Understanding HTML and MIME

I have dropped the differentiation of HTML into a sequence of conformance levels. Many people confused levels with versions. The different levels also encourage interoperability problems! Lets encourage full conformance with HTML 2.0 or HTML 3.0 rather than perpetuating intermediate levels of support.

HTML as an Internet Media Type

This (and upward compatible specifications) define the Internet Media Type (RFC 1590) and MIME Content Type (RFC 1521) called "text/html". The type "text/html" accepts the following parameters:

To help avoid future compatibility problems, the version parameter may be used to give the version number of the specification to which the document conforms. The version number appears at the front of this document and within the public identifier for the SGML DTD. This specification defines version 3.0.
Character sets
The charset parameter (as defined in section 7.1.1 of RFC 1521) may be used with the text/html content type to specify the encoding used to represent the HTML document as a sequence of bytes. Normally, text/* media types specify a default of US-ASCII for the charset parameter. However, for text/html, if the byte stream contains data that is not in the 7-bit US-ASCII set, the HTML interpreting agent should assume a default charset of ISO-8859-1.
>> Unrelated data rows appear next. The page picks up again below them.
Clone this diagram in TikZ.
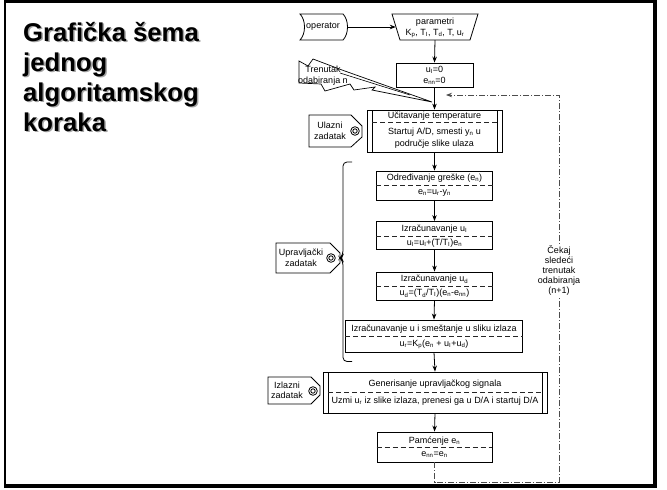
\documentclass[tikz,border=0pt]{standalone}
\usepackage{fontspec}
\setmainfont{Liberation Sans}
\usetikzlibrary{arrows.meta,calc}
\newcommand\lo[1]{\textsubscript{#1}}
\begin{document}
\begin{tikzpicture}[x=1pt,y=-1pt,
  line/.style={line width=0.8pt,draw=black},
  arr/.style={line width=0.8pt,-{Stealth[length=6pt,width=4.5pt]}},
  box/.style={draw,line width=0.8pt,inner sep=0pt,minimum width=#1},
  hole/.style={inner sep=0pt,minimum width=#1},
  txt/.style={inner sep=0pt,font=\fontsize{9}{10.5}\selectfont,align=center},
  sep/.style={draw=black!85,line width=0.7pt,dash pattern=on 5pt off 3pt},
  loopline/.style={draw=black!70,line width=0.8pt,dash pattern=on 6pt off 2pt on 1pt off 2pt},
  title/.style={anchor=base west,inner sep=0pt,font=\fontsize{25.7}{30}\selectfont\bfseries},
]
\useasboundingbox (0,0) rectangle (667,490);

% frame
\draw[line width=2pt] (5,1) -- (5,487);
\draw[line width=2.6pt] (4,1.5) -- (657,1.5);
\draw[line width=4pt] (655,0) -- (655,488);
\draw[line width=4pt] (4,486) -- (657,486);

% heading with soft shadow
\foreach \yy/\tt [count=\i] in {41/{Grafička šema},71/{jednog},101/{algoritamskog},131/{koraka}}{
  \node[title,text=black!35] (hs\i) at (24.5,\yy+1.5) {\tt};
  \node[title] (h\i) at (23,\yy) {\tt};
}

% operator input
\draw[line] (300,14) -- (343,14) .. controls (349,20) and (349,34) .. (343,40)
  -- (300,40) .. controls (306,34) and (306,20) .. (300,14) -- cycle;
\node[hole=47,minimum height=26pt] (op) at (323.5,27) {};
\node[txt] (opt) at (323,27) {operator};

% parameter entry
\draw[line] (392,14) -- (478,14) -- (470,40) -- (400,40) -- cycle;
\node[hole=78,minimum height=26pt] (par) at (435,27) {};
\node[txt] (part1) at (435,22) {parametri};
\node[txt] (part2) at (435,33.5) {K\lo{p}, T\lo{I}, T\lo{d}, T, u\lo{r}};

% initial values
\node[box=77,minimum height=24pt] (ini) at (434.5,75) {};
\node[txt] (ini1) at (434.5,69.5) {u\lo{I}=0};
\node[txt] (ini2) at (434.5,81) {e\lo{nn}=0};

% sampling instant (lightning)
\draw[line,line width=0.7pt] (299,61) -- (308,66) -- (313,59) -- (342,70) -- (432,102)
  -- (372,90) -- (375,87) -- (354,90) -- (350,84) -- (325,91) -- (321,84) -- (299,83) -- cycle;
\draw[line,line width=0.6pt] (340,73) -- (410,95);
\node[txt] (tr) at (323,75.5) {Trenutak\\odabiranja n};

% reading temperature
\node[box=135,minimum height=42pt] (uc) at (434.5,131) {};
\draw[line] (372,110) -- (372,152) (497,110) -- (497,152);
\draw[sep] (372,122.5) -- (497,122.5);
\node[txt] (uc1) at (434.5,116) {Učitavanje temperature};
\node[txt] (uc2) at (434.5,132.5) {Startuj A/D, smesti y\lo{n} u};
\node[txt] (uc3) at (434.5,144.5) {područje slike ulaza};

% error
\node[box=116,minimum height=29pt] (od) at (434.5,185.5) {};
\draw[sep] (od.west |- 0,185) -- (od.east |- 0,185);
\node[txt] (od1) at (434.5,178) {Određivanje greške (e\lo{n})};
\node[txt] (od2) at (434.5,193.5) {e\lo{n}=u\lo{r}-y\lo{n}};

% integral term
\node[box=116,minimum height=28pt] (ui) at (434.5,235.5) {};
\draw[sep] (ui.west |- 0,236) -- (ui.east |- 0,236);
\node[txt] (ui1) at (434.5,229) {Izračunavanje u\lo{I}};
\node[txt] (ui2) at (434.5,243.5) {u\lo{I}=u\lo{I}+(T/T\lo{I})e\lo{n}};

% derivative term
\node[box=116,minimum height=28pt] (ud) at (434.5,286) {};
\draw[sep] (ud.west |- 0,286) -- (ud.east |- 0,286);
\node[txt] (ud1) at (434.5,279.5) {Izračunavanje u\lo{d}};
\node[txt] (ud2) at (434.5,293.5) {u\lo{d}=(T\lo{d}/T\lo{I})(e\lo{n}-e\lo{nn})};

% control output
\node[box=177,minimum height=32pt] (cu) at (434,336) {};
\draw[sep] (cu.west |- 0,336.5) -- (cu.east |- 0,336.5);
\node[txt] (cu1) at (434,329) {Izračunavanje u i smeštanje u sliku izlaza};
\node[txt] (cu2) at (434,344.5) {u\lo{r}=K\lo{p}(e\lo{n} + u\lo{I}+u\lo{d})};

% signal generation
\node[box=224,minimum height=41pt] (gen) at (435,392.5) {};
\draw[line] (328,372) -- (328,413) (542,372) -- (542,413);
\draw[sep] (328,392.5) -- (542,392.5);
\node[txt] (gen1) at (435,384) {Generisanje upravljačkog signala};
\node[txt] (gen2) at (435,401.5) {Uzmi u\lo{r} iz slike izlaza, prenesi ga u D/A i startuj D/A};

% storing error
\node[box=115,minimum height=30pt] (pam) at (434.5,447) {};
\draw[sep] (pam.west |- 0,447.5) -- (pam.east |- 0,447.5);
\node[txt] (pam1) at (434.5,441) {Pamćenje e\lo{n}};
\node[txt] (pam2) at (434.5,454.5) {e\lo{nn}=e\lo{n}};

% main flow
\draw[arr] (op.east) -- (par.west);
\draw[arr] (par.south) -- (ini.north);
\draw[arr] (ini.south) -- (uc.north);
\draw[arr] (uc.south) -- (od.north);
\draw[arr] (od.south) -- (ui.north);
\draw[arr] (ui.south) -- (ud.north);
\draw[arr] (ud.south) -- (cu.north);
\draw[arr] (cu.south) -- (gen.north);
\draw[arr] (gen.south) -- (pam.north);

% return to next sample
\coordinate (lb) at (559,482);
\coordinate (lt) at (559,95);
\coordinate (le) at (446,95);
\draw[loopline,-{Stealth[length=6pt,width=4.5pt]}] (pam.south) |- (lb) -- (lt) -- (le);
\node[txt,fill=white,inner sep=1.5pt,font=\fontsize{9}{10}\selectfont] (wait) at (559,270.5)
  {Čekaj\\sledeći\\trenutak\\odabiranja\\(n+1)};

% task tags
\draw[line] (309,115) -- (351,115) -- (362,126) -- (362,137) -- (351,147) -- (309,147) -- cycle;
\node[txt] (t1) at (330,131) {Ulazni\\zadatak};
\draw[line] (355,131) circle (4.3) (355,131) circle (2.2);

\draw[line] (276,243) -- (330,243) -- (340,253) -- (340,263) -- (330,273) -- (276,273) -- cycle;
\node[txt] (t2) at (301,258) {Upravljački\\zadatak};
\draw[line] (331,258) circle (4.3) (331,258) circle (2.2);

\draw[line] (268,377) -- (311,377) -- (320,386) -- (320,395) -- (311,404) -- (268,404) -- cycle;
\node[txt] (t3) at (287,390.5) {Izlazni\\zadatak};
\draw[line] (313,391) circle (4.3) (313,391) circle (2.2);

% brace grouping the control task
\draw[line,rounded corners=4pt] (352,162) -- (343,162) -- (343,255) -- (340,258)
  -- (343,261) -- (343,361.5) -- (352,361.5);
\end{tikzpicture}
\end{document}
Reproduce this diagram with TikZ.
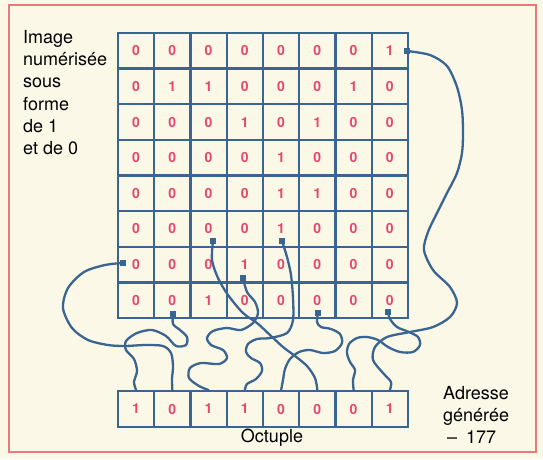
\documentclass[tikz,border=0pt]{standalone}
\usepackage{fontspec}
\setmainfont{TeX Gyre Heros}
\usetikzlibrary{positioning}
\definecolor{wireblue}{RGB}{58,100,145}
\definecolor{bitpink}{RGB}{228,72,112}
\definecolor{paper}{RGB}{252,248,232}
\definecolor{framered}{RGB}{234,122,122}

\begin{document}
\begin{tikzpicture}[x=1pt, y=-1pt,
    cell/.style={draw=wireblue, line width=2.3pt, fill=paper, minimum width=36.25pt,
      minimum height=35.6pt, inner sep=0pt, text=bitpink, font=\fontsize{14}{14}\bfseries},
    wire/.style={wireblue, line width=2.3pt, line cap=round, line join=round},
    tip/.style={fill=wireblue, minimum size=6pt, inner sep=0pt},
    txt/.style={font=\fontsize{18}{22.3}\selectfont, align=left, inner sep=0pt}]

    % Paper and frame
    \fill[paper] (0,0) rectangle (543,459);
    \draw[framered, line width=2pt] (9,5) rectangle (536,452);

    % Digitised image
    \foreach \row [count=\r] in {{0,0,0,0,0,0,0,1},{0,1,1,0,0,0,1,0},{0,0,0,1,0,1,0,0},
        {0,0,0,0,1,0,0,0},{0,0,0,0,1,1,0,0},{0,0,0,0,1,0,0,0},{0,0,0,1,0,0,0,0},{0,0,1,0,0,0,0,0}}
      \foreach \b [count=\c] in \row
        \node[cell] (c\r\c) at ({118+36.25*(\c-0.5)}, {33+35.625*(\r-0.5)}) {\b};

    % Octuple
    \foreach \b [count=\k] in {1,0,1,1,0,0,0,1}
      \node[cell] (o\k) at ({118+36.25*(\k-0.5)}, 409) {\b};

    % Wire ends in the grid
    \node[tip] (p1) at (407,51) {};
    \node[tip] (p2) at (213,241) {};
    \node[tip] (p3) at (282,241) {};
    \node[tip] (p4) at (123,263) {};
    \node[tip] (p5) at (243,278) {};
    \node[tip] (p6) at (173,314) {};
    \node[tip] (p7) at (318,313) {};
    \node[tip] (p8) at (388,312) {};

    % Wires
    \draw[wire] plot[smooth] coordinates {(p1.center) (430,55) (447,66) (457,87) (462,110)
      (463,133) (462,153) (457,173) (447,193) (437,213) (428,232) (424,250) (433,270)
      (450,287) (457,303) (450,317) (433,327) (410,332) (387,337) (375,347) (373,360)
      (383,373) (391,382) (o8.north)};
    \draw[wire] plot[smooth] coordinates {(p2.center) (212,260) (218,278) (228,295) (243,313)
      (257,323) (270,335) (283,347) (295,356) (307,366) (315,378) (o6.north)};
    \draw[wire] plot[smooth] coordinates {(p3.center) (287,257) (291,275) (293,298) (293,320)
      (287,333) (270,338) (257,339) (248,344) (246,352) (251,358) (260,363) (262,371)
      (256,379) (247,384) (o4.north)};
    \draw[wire] plot[smooth] coordinates {(p4.center) (105,265) (84,272) (68,288) (63,308)
      (72,328) (88,340) (108,345) (125,346) (145,345) (163,346) (171,353) (173,366)
      (172,379) (o2.north)};
    \draw[wire] plot[smooth] coordinates {(p5.center) (247,292) (255,302) (258,313) (253,323)
      (241,330) (227,328) (213,331) (207,338) (211,345) (223,350) (227,358) (219,364)
      (201,363) (190,368) (189,378) (199,386) (o3.north)};
    \draw[wire] plot[smooth] coordinates {(p6.center) (173,324) (180,330) (187,337) (186,345)
      (176,346) (166,336) (152,330) (137,333) (126,341) (126,350) (134,359) (137,371)
      (134,382) (o1.north)};
    \draw[wire] plot[smooth] coordinates {(p7.center) (317,322) (321,327) (331,329) (340,334)
      (342,343) (335,351) (323,353) (310,350) (299,352) (290,359) (285,369) (283,380)
      (o5.north)};
    \draw[wire] plot[smooth] coordinates {(p8.center) (390,319) (397,327) (409,332) (418,337)
      (420,345) (413,352) (400,352) (388,347) (378,340) (367,337) (357,338) (349,344)
      (347,353) (350,362) (355,370) (353,380) (o7.north)};

    % Labels
    \node[txt, anchor=north west] (image) at (23,30) {Image\\numérisée\\sous\\forme\\de 1\\et de 0};
    \node[txt] (octuple) at (272,438) {Octuple};
    \node[txt, anchor=north west] (adresse) at (443,386) {Adresse\\générée\\\hspace*{4pt}–\enspace 177};
\end{tikzpicture}
\end{document}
When an HTML document is encoded using US-ASCII, the mechanisms of numeric character references and character entity references may be used to encode additional characters from ISO-8859-1. Character entity references are needed for symbols such as math and greek characters from other unspecified character sets.

Other values for the charset parameter are not defined in this specification, but may be specified in future versions of HTML. It is envisioned that HTML will use the charset parameter to allow support for non-Latin characters such as Arabic, Hebrew, Cyrillic and Japanese, rather than relying on any SGML mechanism for doing so.

What about Unicode and its assorted encodings? This section would benefit from an explanation of the issues underlying support for multiple character sets and the problems arising from bidirectionality.